How ironic to be staring blankly at a “No Heels Allowed” signboard at an exhibition fêting an iconic shoe designer. It was just days before Paris Fashion Week, and naturally, I had worn my best four-inch metallic slingbacks to discover Christian Louboutin's largest-ever vernissage, at the Palais de la Porte Doreé. “Uh oh,” I thought to myself, looking down at my own pair of heels, wondering if I was going to be allowed in for fear of diminishing the antique wooden floors. Little did I realise that this wasn’t just any ordinary signboard. As it turns out, it was the starting point of the shoemaker’s glittering career, his journey imaginatively explored through a retrospective held at an institution so dear to him.

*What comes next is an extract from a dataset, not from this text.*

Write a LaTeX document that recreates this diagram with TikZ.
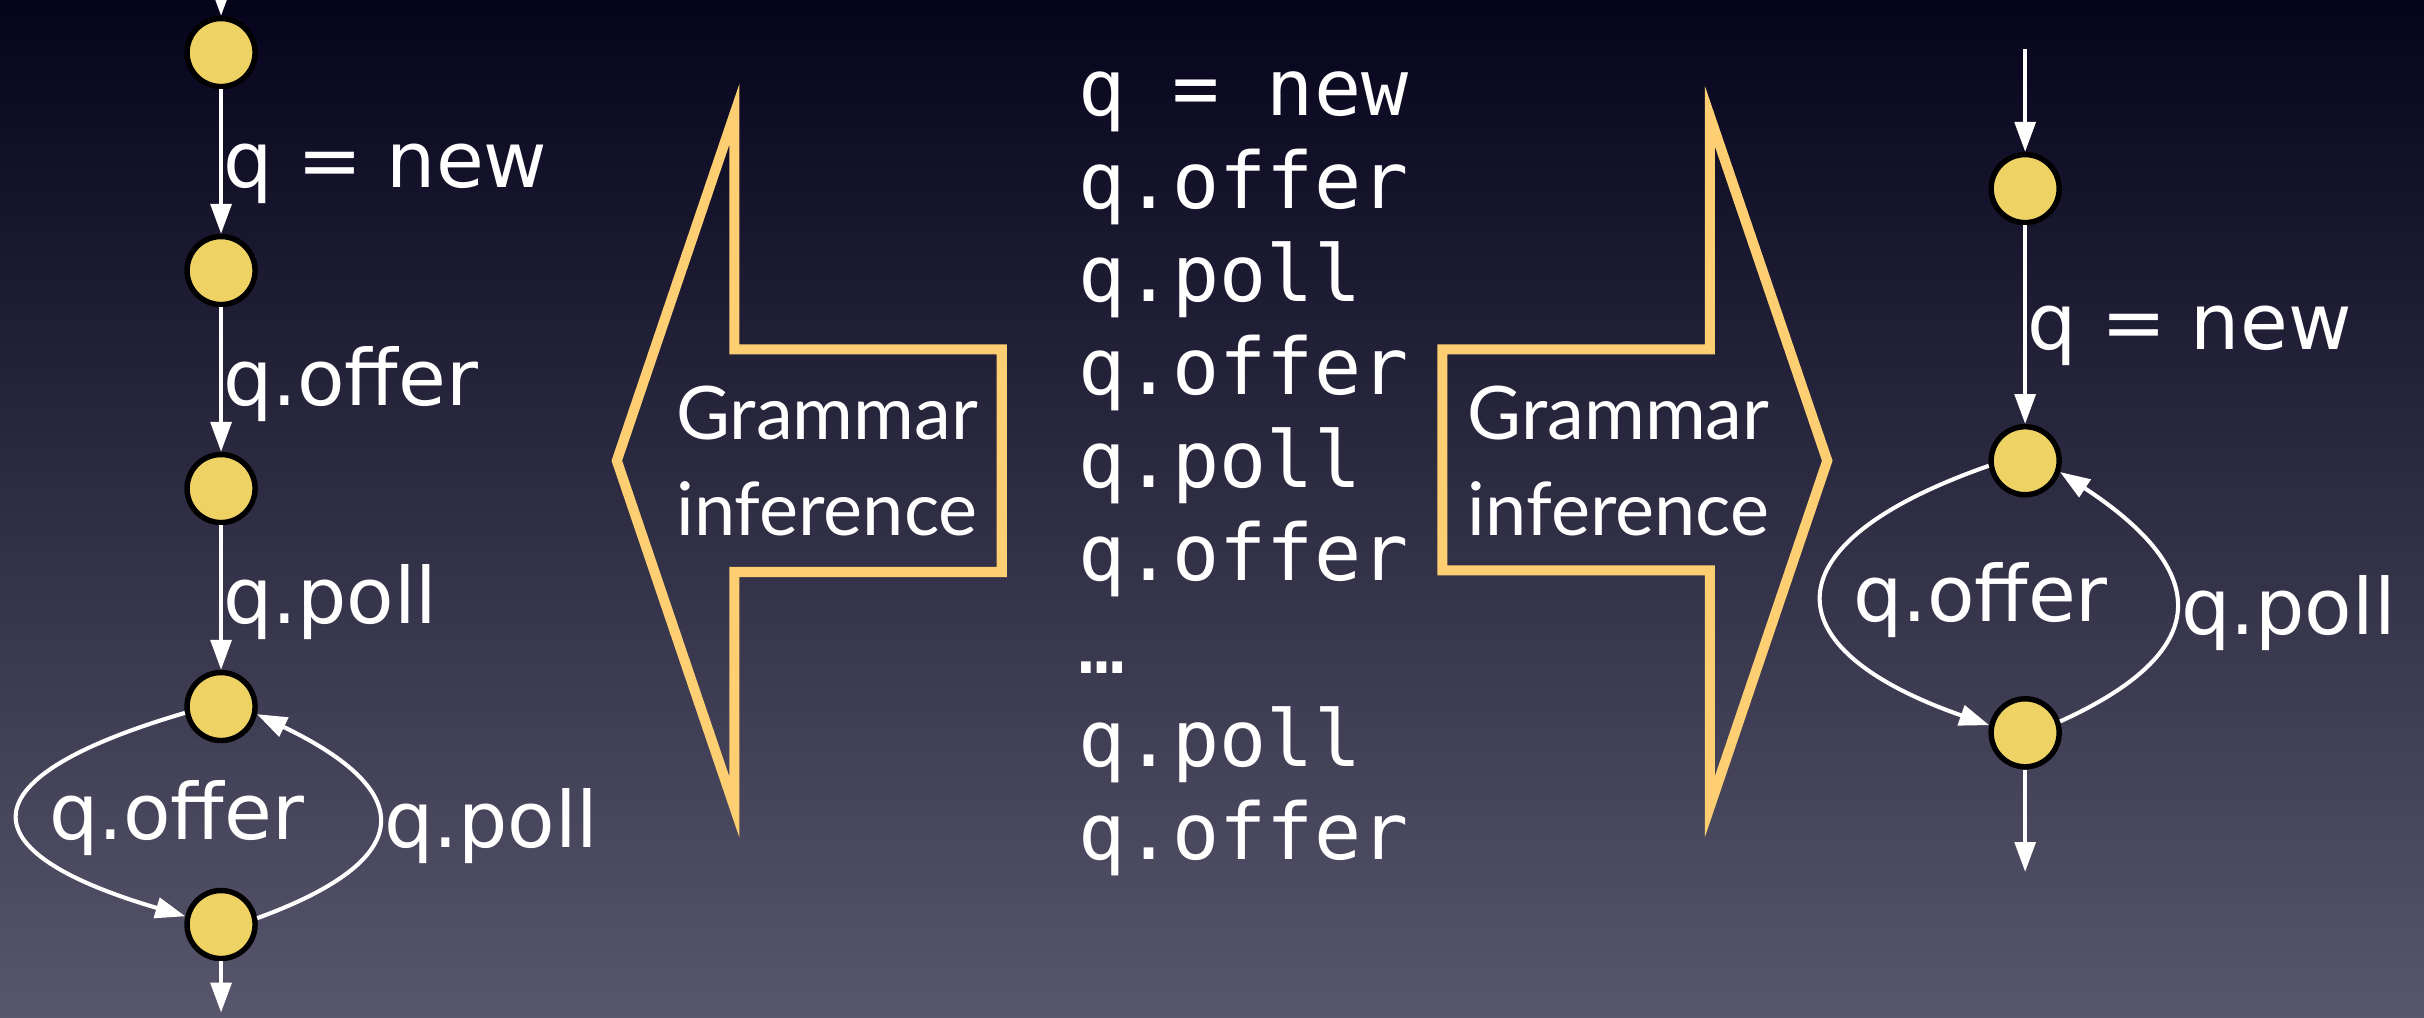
\documentclass[tikz,border=0pt]{standalone}
\usepackage{fontspec}
\usepackage{xcolor}
\usepackage{tikz}
\usetikzlibrary{positioning, arrows.meta}
\definecolor{BgTop}{HTML}{05041C}
\definecolor{BgMid}{HTML}{2C2B44}
\definecolor{BgBottom}{HTML}{57566C}
\definecolor{StateYellow}{HTML}{EFD264}
\definecolor{ArrowGold}{HTML}{FDCF72}
\newfontfamily\labelfont{DejaVu Sans}
\newfontfamily\tracefont{DejaVu Sans Mono}
\newfontfamily\arrowfont{Lato}

\begin{document}
\begin{tikzpicture}[x=0.1mm, y=-0.1mm,
    statenode/.style={circle, draw=black, line width=1pt, fill=StateYellow, minimum size=4.4mm, inner sep=0pt},
    trans/.style={-{Triangle[length=5.5pt, width=3.8pt]}, white, line width=0.75pt},
    elabel/.style={anchor=base west, inner sep=0pt, text=white, font=\labelfont\fontsize{14.3pt}{17pt}\selectfont},
    traceline/.style={anchor=base west, inner sep=0pt, text=white, font=\tracefont\fontsize{14.4pt}{17pt}\selectfont},
    inferarrow/.style={draw=ArrowGold, line width=1.85pt, miter limit=10},
    infertext/.style={align=center, inner sep=0pt, text=white, font=\arrowfont\fontsize{13.6pt}{17.6pt}\selectfont}
  ]
  % background
  \fill[top color=BgTop, middle color=BgMid, bottom color=BgBottom] (0,0) rectangle (1568,658);
  \useasboundingbox (0,0) rectangle (1568,658);

  % left automaton (unrolled)
  \node[statenode] (l1) at (143,34) {};
  \node[statenode, below=9.35mm of l1] (l2) {};
  \node[statenode, below=9.35mm of l2] (l3) {};
  \node[statenode, below=9.35mm of l3] (l4) {};
  \node[statenode, below=9.35mm of l4] (l5) {};
  \coordinate (l1in) at (143,0);
  \coordinate (l5out) at (143,655);

  \draw[trans] (l1in) -- (l1);
  \draw[trans] (l1) -- node[elabel, yshift=-1.7mm] {q = new} (l2);
  \draw[trans] (l2) -- node[elabel, yshift=-1.7mm] {q.offer} (l3);
  \draw[trans] (l3) -- node[elabel, yshift=-1.7mm] {q.poll} (l4);
  \draw[trans] (l4.190) .. controls +(-143,42) and +(-143,-42) .. node[elabel, xshift=1.8mm, yshift=-1.6mm] {q.offer} (l5.167);
  \draw[trans] (l5.10) .. controls +(104,-38) and +(104,50) .. node[elabel, xshift=0.3mm, yshift=-1.6mm] {q.poll} (l4.-12);
  \draw[trans] (l5) -- (l5out);

  % inference arrows
  \draw[inferarrow] (399,298) -- (475,74) -- (475,226) -- (648,226) -- (648,370) -- (475,370) -- (475,522) -- cycle;
  \draw[inferarrow] (933,226) -- (1106,226) -- (1106,75) -- (1182,298) -- (1106,522) -- (1106,369) -- (933,369) -- cycle;
  \node[infertext] (inferleft) at (535,298) {Grammar\\inference};
  \node[infertext] (inferright) at (1047,298) {Grammar\\inference};

  % trace
  \foreach \t [count=\i] in {q = new, q.offer, q.poll, q.offer, q.poll, q.offer, …, q.poll, q.offer}
    \node[traceline] (t\i) at (697,{75+60.1*(\i-1)}) {\t};

  % right automaton (folded)
  \node[statenode] (r1) at (1310,122) {};
  \node[statenode, below=12.85mm of r1] (r2) {};
  \node[statenode, below=12.85mm of r2] (r3) {};
  \coordinate (r1in) at (1310,32);
  \coordinate (r3out) at (1310,564);

  \draw[trans] (r1in) -- (r1);
  \draw[trans] (r1) -- node[elabel, yshift=-1.6mm] {q = new} (r2);
  \draw[trans] (r2.188) .. controls +(-143,50) and +(-143,-50) .. node[elabel, xshift=1.8mm, yshift=-1.7mm] {q.offer} (r3.168);
  \draw[trans] (r3.18) .. controls +(99,-45) and +(99,65) .. node[elabel, xshift=0.3mm, yshift=-1.7mm] {q.poll} (r2.-18);
  \draw[trans] (r3) -- (r3out);
\end{tikzpicture}
\end{document}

“When I first discovered the signboard at the Palais—a child at that time—I was confused as to why it was designed like that,” Louboutin opens this interview. “It was unlike anything I had ever seen before, especially back then when heels were just no more than two inches high. It left such an impression on me, that it later became the blueprint of a shoe I designed.” This shoe in question is none other than the Pigalle, the five-inch heeled stiletto which since its introduction in Autumn/Winter ’04, has adorned Hollywood glitterati and musicians from Angelina Jolie to Madonna, as well as every fashionista worth their red soles.

Standing at the same spot Louboutin had once stood as a child, it dawned upon me how inspirations can strike even from the unlikeliest of places. But, it isn’t just signboards and oceanic artefacts that inspire his immense imagination. Making my way through the museum’s creaky floors, a large selection of historic and artistic pieces stood before me, including ones crafted from fish scales, and another designed with the late Princess Diana in mind. Elsewhere, stained glass panels created in collaboration with Maison du Vitrail immortalised the designer’s most early works, the Pensée, while in another, a larger-than-life Sevillian silver palanquin made by L’Orfebreria Villarreal canonised a glass shoe, trapped in a plexi-ice sculpture. “In this exhibition, I wanted to showcase all the artisans and artists that I love, and who I have worked with,” said Louboutin. You may see a bridge connecting my work and all these other things which I love, or you may not. Which is fine all the same, as the idea of this exhibition is to give pleasure by showing beautiful things, which have all been very inspirational to me.”